Beautiful, because story helps us survive the flux. It allows suffering to become legible. It can turn rupture into threshold, grief into devotion, and memory into continuity. It gives shape to the otherwise unbearable fact that life keeps moving and does not pause to explain itself.
Dangerous, because the meaning we make is not automatically wise simply because it feels coherent. Human beings are astonishingly good at constructing elegant prisons out of interpretation. A rejection becomes proof of unworthiness. A disappointment becomes a prophecy. A wound becomes identity. A survival strategy becomes a personality. The mind builds a story to reduce uncertainty, and ten years later the self is still living inside the scaffolding as if it were the sky.
That is why transformation is not just about replacing “negative beliefs” with shinier, more marketable ones. It is about recognising the story you are already living inside, seeing what it has trained you to notice, what it has trained you to expect, and what it has trained you to call truth. It is about asking whether the reality tunnel that once kept you coherent is now keeping you small.

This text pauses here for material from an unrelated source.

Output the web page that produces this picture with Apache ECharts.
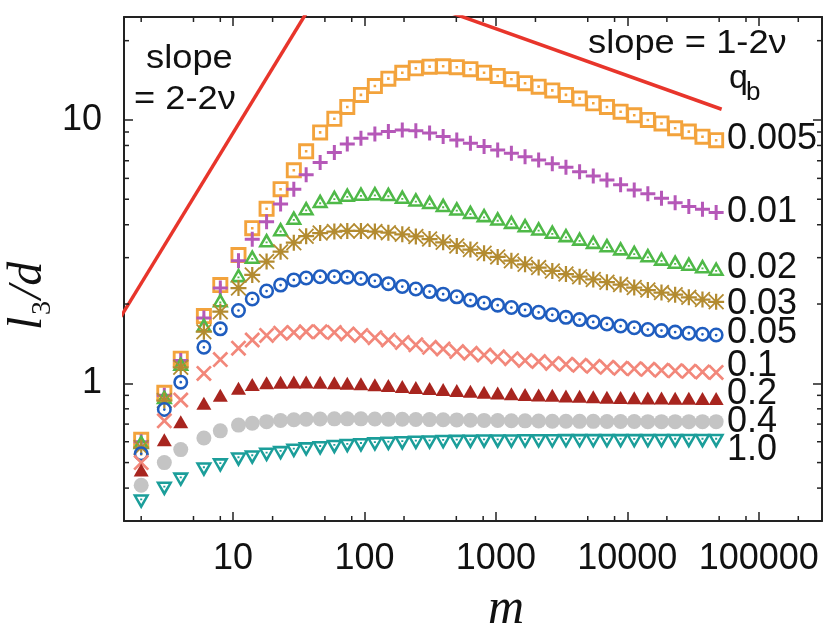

Because the self is, in large part, narratively organised. We become the stories we inhabit. We suffer through them. We orient through them. We mistake them for reality. We defend them long after they stop serving life. Sometimes we even confuse loyalty to the old story with integrity.
The old myths understood this better than a lot of contemporary discourse does. Every genuine transformation contains some version of descent and return, death and reassembly, exile and homecoming. Not because myth is decorative, but because psyche itself seems to move that way. A self doesn’t become new by adding another inspirational slogan to the existing architecture. Something in the old arrangement has to loosen, crack, dissolve, or die.
And when that happens, story is often the vessel that carries us across.
It tells us that this breakdown may also be a threshold. That this disorientation may not be failure but recalibration. That the reason the old map no longer works may be that the territory has already changed.
So no, not everything literally begins and ends with story.
But in the human world, in the lived world, in the strange theatre of identity, perception, memory, and meaning, it comes very close.
We live life storied.
That is why an ending is never just an ending. It is also the collapse of one organising pattern. And a beginning is never just a beginning. It is the emergence of another.
Maybe that is the work, then.
To notice when the story you are living inside has become too small for the life now asking to be lived.
To notice when meaning has hardened into machinery.
To notice when a sentence you have been calling truth is really just old code with good branding.
And when a story begins to fail, to ask the only question that finally matters:
If this story is ending, what wants to begin?